The LVT dismissed the manager’s application, holding that where there was no live question before it which depended on the interpretation of its earlier orders, it had no jurisdiction to interpret them; the task of interpretation instead fell to the county court as the court in which the issue arose. However, it considered that it did have jurisdiction to interpret the earlier orders as a preliminary issue on the respondents’ applications, notwithstanding that the orders had lapsed by that date and the appointment had expired. It found that the respondent’s leases, properly construed, imposed an obligation on the appellant to contribute to the service charge as if it were the lessee of each of its five in-hand flats and that the management orders permitted the manager to enforce that obligation. The appellant appealed.
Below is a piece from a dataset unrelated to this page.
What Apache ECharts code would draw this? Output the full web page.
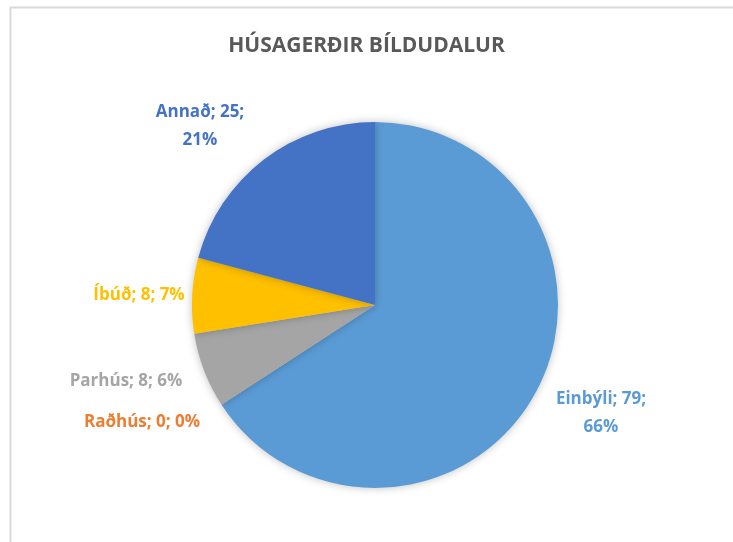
<!DOCTYPE html>
<html>
<head>
<meta charset="utf-8">
<script src="https://cdn.jsdelivr.net/npm/echarts@6/dist/echarts.min.js"></script>
<style>
  html, body { margin: 0; padding: 0; background: #fff; }
  #chart { width: 733px; height: 542px; }
</style>
</head>
<body>
<div id="chart"></div>
<script>
// data
const categories = ['Einbýli', 'Raðhús', 'Parhús', 'Íbúð', 'Annað']
const counts = [79, 0, 8, 8, 25]
const pctLabels = ['66%', '0%', '6%', '7%', '21%']
const colors = ['#5B9BD5', '#ED7D31', '#A5A5A5', '#FFC000', '#4472C4']

// label centres (Excel "best fit" placement)
const labelPos = [[601, 413], [142, 422], [126, 381], [139, 295], [200, 126]]

const chart = echarts.init(document.getElementById('chart'))
chart.setOption({
  animation: false,
  title: {
    text: 'HÚSAGERÐIR BÍLDUDALUR',
    left: 'center',
    top: 31,
    textStyle: { fontFamily: 'Open Sans', fontSize: 21, fontWeight: 'bold', color: '#595959' }
  },
  graphic: [{
    type: 'rect',
    shape: { x: 10.5, y: 7.5, width: 740, height: 560 },
    style: { fill: 'none', stroke: '#d9d9d9', lineWidth: 2 },
    silent: true
  }],
  series: [{
    type: 'pie',
    center: [375, 305],
    radius: 183,
    startAngle: 90,
    clockwise: true,
    minShowLabelAngle: -1,
    avoidLabelOverlap: false,
    itemStyle: {
      borderWidth: 0,
      shadowBlur: 8,
      shadowColor: 'rgba(0,0,0,0.25)'
    },
    label: {
      show: true,
      position: 'outside',
      fontFamily: 'Open Sans',
      fontSize: 17,
      fontWeight: 'bold',
      lineHeight: 28,
      align: 'center',
      formatter: p => {
        const t = p.name + '; ' + p.value + ';'
        if (p.dataIndex === 0 || p.dataIndex === 4) return t + '\n' + pctLabels[p.dataIndex]
        return t + ' ' + pctLabels[p.dataIndex]
      }
    },
    labelLine: { show: false },
    labelLayout: p => ({
      x: labelPos[p.dataIndex][0],
      y: labelPos[p.dataIndex][1],
      align: 'center',
      verticalAlign: 'middle'
    }),
    data: categories.map((c, i) => ({
      name: c,
      value: counts[i],
      itemStyle: { color: colors[i] },
      label: { color: colors[i] }
    }))
  }]
})
</script>
</body>
</html>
In October 2013 the LVT went on to determine the substantive issued on the respondents’ applications. By that time, the appellant had paid the sums demanded and the LVT decided that it was not just and reasonable to appoint a manager.
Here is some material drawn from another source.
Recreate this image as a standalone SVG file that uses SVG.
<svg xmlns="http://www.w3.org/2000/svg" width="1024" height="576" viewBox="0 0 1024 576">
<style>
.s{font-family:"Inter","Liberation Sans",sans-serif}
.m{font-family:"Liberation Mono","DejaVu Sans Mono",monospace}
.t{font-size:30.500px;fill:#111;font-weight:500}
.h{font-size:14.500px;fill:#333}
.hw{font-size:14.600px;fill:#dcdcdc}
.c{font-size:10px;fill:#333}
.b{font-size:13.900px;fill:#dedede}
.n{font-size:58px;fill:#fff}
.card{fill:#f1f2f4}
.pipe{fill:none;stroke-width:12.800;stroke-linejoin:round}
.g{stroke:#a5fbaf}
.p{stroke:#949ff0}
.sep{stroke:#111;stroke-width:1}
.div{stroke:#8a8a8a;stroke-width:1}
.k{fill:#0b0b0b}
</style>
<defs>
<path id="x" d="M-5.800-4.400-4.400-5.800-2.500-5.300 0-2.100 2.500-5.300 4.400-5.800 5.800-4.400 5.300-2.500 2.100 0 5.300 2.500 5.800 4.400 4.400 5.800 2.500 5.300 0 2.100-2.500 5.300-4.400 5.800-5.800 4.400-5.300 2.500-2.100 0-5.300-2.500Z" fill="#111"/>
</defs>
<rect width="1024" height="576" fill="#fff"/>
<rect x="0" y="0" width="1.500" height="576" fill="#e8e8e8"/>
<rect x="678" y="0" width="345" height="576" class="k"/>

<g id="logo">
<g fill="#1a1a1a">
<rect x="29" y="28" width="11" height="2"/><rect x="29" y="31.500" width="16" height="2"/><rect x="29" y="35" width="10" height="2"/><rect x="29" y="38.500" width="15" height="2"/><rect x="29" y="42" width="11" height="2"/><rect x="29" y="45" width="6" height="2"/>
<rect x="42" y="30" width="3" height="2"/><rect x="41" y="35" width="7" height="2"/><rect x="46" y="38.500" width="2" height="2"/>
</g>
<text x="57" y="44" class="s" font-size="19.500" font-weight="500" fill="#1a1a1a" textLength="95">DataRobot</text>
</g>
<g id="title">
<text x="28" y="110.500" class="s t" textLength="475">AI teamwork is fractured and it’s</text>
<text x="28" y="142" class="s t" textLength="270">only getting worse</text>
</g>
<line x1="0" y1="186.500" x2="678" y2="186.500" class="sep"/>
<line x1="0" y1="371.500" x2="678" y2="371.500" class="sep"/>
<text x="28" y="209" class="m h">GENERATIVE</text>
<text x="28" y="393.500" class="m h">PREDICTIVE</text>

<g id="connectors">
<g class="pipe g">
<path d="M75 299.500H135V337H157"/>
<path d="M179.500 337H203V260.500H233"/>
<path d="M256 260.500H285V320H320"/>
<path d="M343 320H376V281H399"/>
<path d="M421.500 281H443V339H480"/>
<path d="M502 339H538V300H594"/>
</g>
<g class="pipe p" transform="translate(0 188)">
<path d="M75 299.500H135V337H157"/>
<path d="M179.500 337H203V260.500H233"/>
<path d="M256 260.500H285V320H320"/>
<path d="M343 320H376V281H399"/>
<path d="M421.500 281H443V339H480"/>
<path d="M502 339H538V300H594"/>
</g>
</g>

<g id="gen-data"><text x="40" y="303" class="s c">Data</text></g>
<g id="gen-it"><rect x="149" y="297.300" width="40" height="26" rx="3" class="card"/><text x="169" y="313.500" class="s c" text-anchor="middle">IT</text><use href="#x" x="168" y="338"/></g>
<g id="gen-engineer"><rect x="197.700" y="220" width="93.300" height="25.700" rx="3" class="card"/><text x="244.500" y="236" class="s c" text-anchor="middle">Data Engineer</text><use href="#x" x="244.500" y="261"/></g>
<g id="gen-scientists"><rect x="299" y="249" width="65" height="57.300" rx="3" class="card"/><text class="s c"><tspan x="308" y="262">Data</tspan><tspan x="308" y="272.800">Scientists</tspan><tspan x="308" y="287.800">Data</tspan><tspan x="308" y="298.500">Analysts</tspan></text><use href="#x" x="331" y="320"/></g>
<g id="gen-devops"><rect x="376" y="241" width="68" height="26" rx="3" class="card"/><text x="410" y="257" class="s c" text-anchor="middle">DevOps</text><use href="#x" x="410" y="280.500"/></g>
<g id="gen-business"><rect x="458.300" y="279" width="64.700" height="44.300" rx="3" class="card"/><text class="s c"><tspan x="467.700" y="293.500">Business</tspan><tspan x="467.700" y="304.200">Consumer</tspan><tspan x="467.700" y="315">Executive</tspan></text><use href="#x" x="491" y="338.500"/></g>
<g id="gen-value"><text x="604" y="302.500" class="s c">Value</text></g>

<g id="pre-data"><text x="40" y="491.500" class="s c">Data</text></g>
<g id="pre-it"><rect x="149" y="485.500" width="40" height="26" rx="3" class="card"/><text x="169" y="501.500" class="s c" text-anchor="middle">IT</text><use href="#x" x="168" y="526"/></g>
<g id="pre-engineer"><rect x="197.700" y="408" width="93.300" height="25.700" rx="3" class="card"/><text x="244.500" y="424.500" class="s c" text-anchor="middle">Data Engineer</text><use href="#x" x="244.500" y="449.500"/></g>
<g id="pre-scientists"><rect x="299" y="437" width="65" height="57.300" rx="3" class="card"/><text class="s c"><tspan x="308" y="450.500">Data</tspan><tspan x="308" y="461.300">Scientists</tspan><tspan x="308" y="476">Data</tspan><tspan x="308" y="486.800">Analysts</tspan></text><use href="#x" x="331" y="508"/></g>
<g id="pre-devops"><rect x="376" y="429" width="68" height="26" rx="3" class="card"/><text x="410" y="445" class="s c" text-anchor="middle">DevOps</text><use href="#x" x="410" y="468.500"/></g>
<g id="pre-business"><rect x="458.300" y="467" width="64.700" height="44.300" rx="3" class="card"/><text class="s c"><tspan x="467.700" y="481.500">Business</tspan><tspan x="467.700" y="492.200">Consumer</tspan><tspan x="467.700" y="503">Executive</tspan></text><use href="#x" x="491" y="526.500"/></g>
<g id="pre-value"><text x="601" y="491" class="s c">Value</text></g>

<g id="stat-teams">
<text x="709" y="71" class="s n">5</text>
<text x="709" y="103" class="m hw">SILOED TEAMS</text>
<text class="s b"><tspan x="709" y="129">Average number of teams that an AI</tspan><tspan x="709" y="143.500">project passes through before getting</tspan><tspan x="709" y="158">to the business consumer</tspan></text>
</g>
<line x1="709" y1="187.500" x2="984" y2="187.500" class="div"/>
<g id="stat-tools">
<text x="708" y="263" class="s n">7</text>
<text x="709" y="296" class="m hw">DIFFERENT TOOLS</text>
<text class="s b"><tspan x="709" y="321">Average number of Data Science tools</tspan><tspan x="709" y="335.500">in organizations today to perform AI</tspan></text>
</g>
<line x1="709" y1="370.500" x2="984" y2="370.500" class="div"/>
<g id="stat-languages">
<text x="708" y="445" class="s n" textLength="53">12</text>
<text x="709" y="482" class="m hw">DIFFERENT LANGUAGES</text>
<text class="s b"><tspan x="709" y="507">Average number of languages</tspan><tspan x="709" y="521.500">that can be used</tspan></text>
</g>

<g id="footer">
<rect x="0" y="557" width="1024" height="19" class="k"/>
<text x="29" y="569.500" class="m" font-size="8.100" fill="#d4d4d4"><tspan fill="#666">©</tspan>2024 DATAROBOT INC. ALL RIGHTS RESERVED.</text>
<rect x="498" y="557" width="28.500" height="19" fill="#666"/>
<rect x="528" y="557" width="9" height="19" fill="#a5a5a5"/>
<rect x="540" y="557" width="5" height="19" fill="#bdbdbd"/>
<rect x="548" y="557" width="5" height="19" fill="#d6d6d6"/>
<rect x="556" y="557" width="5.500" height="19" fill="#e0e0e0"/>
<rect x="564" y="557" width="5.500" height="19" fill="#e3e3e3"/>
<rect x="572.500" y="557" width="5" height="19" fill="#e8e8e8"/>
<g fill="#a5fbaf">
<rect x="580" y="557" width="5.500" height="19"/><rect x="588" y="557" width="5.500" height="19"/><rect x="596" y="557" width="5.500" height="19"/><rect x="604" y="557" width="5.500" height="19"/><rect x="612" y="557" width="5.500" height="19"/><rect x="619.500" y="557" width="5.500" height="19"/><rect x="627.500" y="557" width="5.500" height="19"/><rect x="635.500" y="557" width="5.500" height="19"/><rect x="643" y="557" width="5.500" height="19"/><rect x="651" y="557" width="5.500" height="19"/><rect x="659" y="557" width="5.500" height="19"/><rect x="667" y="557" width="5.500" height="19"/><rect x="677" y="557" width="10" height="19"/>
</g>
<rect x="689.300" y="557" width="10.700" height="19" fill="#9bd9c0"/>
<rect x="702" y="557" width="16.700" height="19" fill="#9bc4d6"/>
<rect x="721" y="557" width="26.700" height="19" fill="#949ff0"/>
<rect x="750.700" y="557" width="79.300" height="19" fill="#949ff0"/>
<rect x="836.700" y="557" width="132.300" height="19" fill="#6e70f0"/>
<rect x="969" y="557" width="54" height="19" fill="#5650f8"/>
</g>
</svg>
Held: The appeal was dismissed.

(1) The proper construction of the earlier management orders was an issue relevant to the respondents’ application for a manager. The LVT therefore had jurisdiction to determine that issue by way of a preliminary issue on that application, in advance of its substantive decision in October 2013. A main ground of the respondents’ application to appoint a manager was that the appellant had failed to pay its share of the service charges at any stage, including during the currency of the management orders. While such non-payment might not be a breach of “any obligation owed by [the appellant] to the tenant under his tenancy” for the purposes of section 24(2)(a)(i) of the 1987 Act, because it was not an obligation owed to the respondent lessees, the LVT (and now the first-tier tribunal) also had power, under section 24(2)(b), to appoint a manager where it was satisfied that “other circumstances” existed which made it just and convenient for the order to be made. Breach of an obligation owed to a previous court-appointed manager could in principle be grounds for making a further management order as such “other circumstances”. Therefore, whether the appellant was required to pay service charges to the manager was an issue that arose in the respondents’ application to appoint a manager. The LVT’’s finding on that point had paved the way for the appellant’s success in the October 2013 decision, since the appellant’s payment of the outstanding sums, made in light of the LVT’s findings on the preliminary issue, had contributed to the LVT’s decision that it was not just and convenient to appoint a manager.
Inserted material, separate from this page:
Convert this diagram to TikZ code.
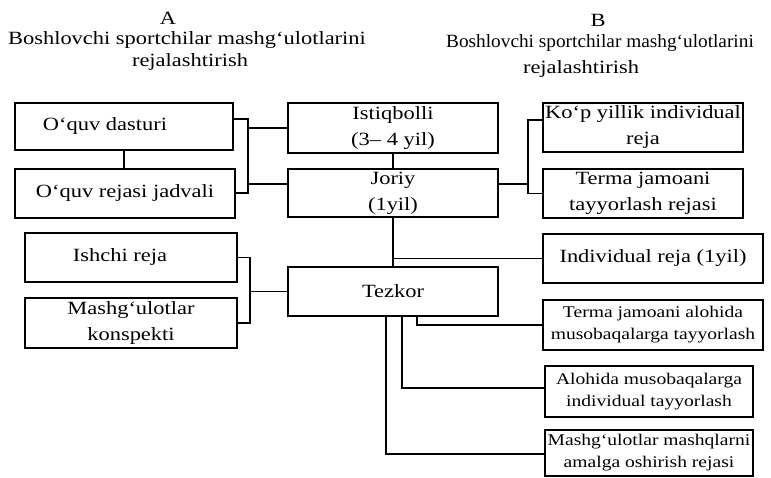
\documentclass[tikz,border=0pt]{standalone}
\usepackage{graphicx}
\usepackage{fontspec}
\setmainfont{Liberation Serif}[FakeStretch=1.2]
\newcommand\bigtxt{\fontsize{18.7}{26}\selectfont}
\newcommand\smalltxt{\fontsize{16.3}{22}\selectfont}
\tikzset{
  box/.style={draw, line width=1.3pt, inner sep=0pt, align=center, font=\bigtxt},
  sbox/.style={box, font=\smalltxt},
  link/.style={draw, line width=1.3pt},
  ttl/.style={anchor=base, inner sep=0pt, font=\bigtxt}
}
\begin{document}
\begin{tikzpicture}[x=1pt,y=-1pt]
\useasboundingbox[fill=white] (0,0) rectangle (771,478);

% titles
\node[ttl] (ta) at (168,25) {A};
\node[ttl] (ta2) at (187,45) {Boshlovchi sportchilar mashg`ulotlarini};
\node[ttl] (ta3) at (190,67) {rejalashtirish};
\node[ttl] (tb) at (598,27) {B};
\node[ttl] (tb2) at (600,48) {\scalebox{0.86}[1]{Boshlovchi sportchilar mashg‘ulotlarini}};
\node[ttl] (tb3) at (581,74) {rejalashtirish};

% left boxes
\node[box, minimum width=218pt, minimum height=47pt] (od) at (124,126.5) {O‘quv dasturi\hspace*{38pt}};
\node[box, minimum width=220pt, minimum height=49pt] (orj) at (125,193.5) {O‘quv rejasi jadvali};
\node[box, minimum width=212pt, minimum height=49pt] (ish) at (131,257.5) {Ishchi reja\hspace*{22pt}};
\node[box, minimum width=212pt, minimum height=50pt] (kon) at (131,323) {Mashg‘ulotlar\\konspekti};

% middle boxes
\node[box, minimum width=210pt, minimum height=50pt] (ist) at (393,128) {Istiqbolli\\(3– 4 yil)};
\node[box, minimum width=210pt, minimum height=48pt] (jor) at (393,193) {Joriy\\(1yil)};
\node[box, minimum width=210pt, minimum height=49pt] (tez) at (393,291.5) {Tezkor};

% right boxes
\node[box, minimum width=200pt, minimum height=49pt] (kop) at (643,127.5) {Ko‘p yillik individual\\reja};
\node[box, minimum width=200pt, minimum height=49pt] (ter) at (643,193.5) {Terma jamoani\\tayyorlash rejasi};
\node[box, minimum width=220pt, minimum height=49pt] (ind) at (653,258.5) {Individual reja (1yil)};
\node[sbox, minimum width=220pt, minimum height=50pt] (tja) at (653,325) {Terma jamoani alohida\\musobaqalarga tayyorlash};
\node[sbox, minimum width=208pt, minimum height=51pt] (alo) at (649,391.5) {Alohida musobaqalarga\\individual tayyorlash};
\node[sbox, minimum width=208pt, minimum height=46pt] (mmq) at (649,453) {Mashg`ulotlar mashqlarni\\amalga oshirish rejasi};

% junction coordinates
\coordinate (bL) at (248,119);
\coordinate (bR) at (528,120);
\coordinate (bT) at (250,258);

% left upper group
\draw[link] (od.south) -- (od.south |- orj.north);
\draw[link] (od.east |- bL) -- (bL) -- (bL |- 0,193) -- (orj.east |- 0,193);
\draw[link] (bL |- ist.west) -- (ist.west);
\draw[link] (bL |- 0,184) -- (jor.west |- 0,184);

% middle column
\draw[link] (ist.south) -- (jor.north);
\draw[link] (jor.south) -- (tez.north);
\draw[link] (jor.south |- ind.west) -- (ind.west);

% right upper group
\draw[link] (jor.east |- 0,184) -- (bR |- 0,184);
\draw[link] (kop.west |- bR) -- (bR) -- (bR |- ter.west) -- (ter.west);

% left lower group
\draw[link] (ish.east) -| (bT |- kon.east) -- (kon.east);
\draw[link] (bT |- tez.west) -- (tez.west);

% tezkor outputs
\draw[link] (tez.south -| 417,0) |- (tja.west);
\draw[link] (tez.south -| 402,0) |- (alo.west |- 0,388);
\draw[link] (tez.south -| 386,0) |- (mmq.west |- 0,454);
\end{tikzpicture}
\end{document}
Whether the appellant had an obligation to pay service charges to the manager was a question of construction of the wording of the management order itself, which formed the entire basis of the manager’s functions and powers. It was therefore a question of law. The LVT had two tasks in relation to the respondents’ application for the appointment of a manager. The first was to resolve any issues of fact or law that had arisen, while the second was to decide as a matter of judgment, in the light of the resolution of those issues, whether it was just and convenient to make the order. Whether the appellant was under any duty to pay service charges to the manager and, if so, whether the service charges had been paid, fell within the first task. If an LVT or FTT considered that it would assist it and/or the parties to determine one or more issues of fact or law by way of preliminary issue, before deciding others and the second “just and convenient” issue, then that was a matter for the LVT or FTT.

The construction issue was also relevant to the respondents’ section 27A application to determine the reasonableness of the service charges. That application specifically asked the LVT to take a decision on the costs associated with the manager’s attempts to recover service charges from the appellant. In order to do so, the LVT would have to decide whether they were payable and reasonable pursuant to sections 19 and 27A of the 1985 Act. It could not do so without first deciding the construction issue.

(2) The LVT had correctly construed the orders as requiring the appellant to pay service charges to the manager pursuant to the terms of the leases. That requirement was particularly evident from the terms of the June 2011 order, obliging the manager to “manage the property in accordance with the respective obligations of the landlord under the leases”. The relevant obligations of the landlord under the leases included the obligation to pay service charges in respect of its retained flats. The terms of the 2009 order, although less clear, had the same effect. The intention of the LVT in making the orders was to ensure that the property was properly managed and that the management order was effective to achieve that result. If the manager could not recover service charges from the appellant, management of the property would be impossible. It was to be expected that the LVT would make a management order in terms that enabled its purpose to be achieved rather than entirely thwarted. The management orders should be read in such a way as to achieve their purpose where they were sensibly capable of such a construction.

 

Philips Sissons (instructed by Scott Cohen Solicitors, of Henley-on-Thames) appeared for the appellant; John Jeffrey appeared in person for the respondents.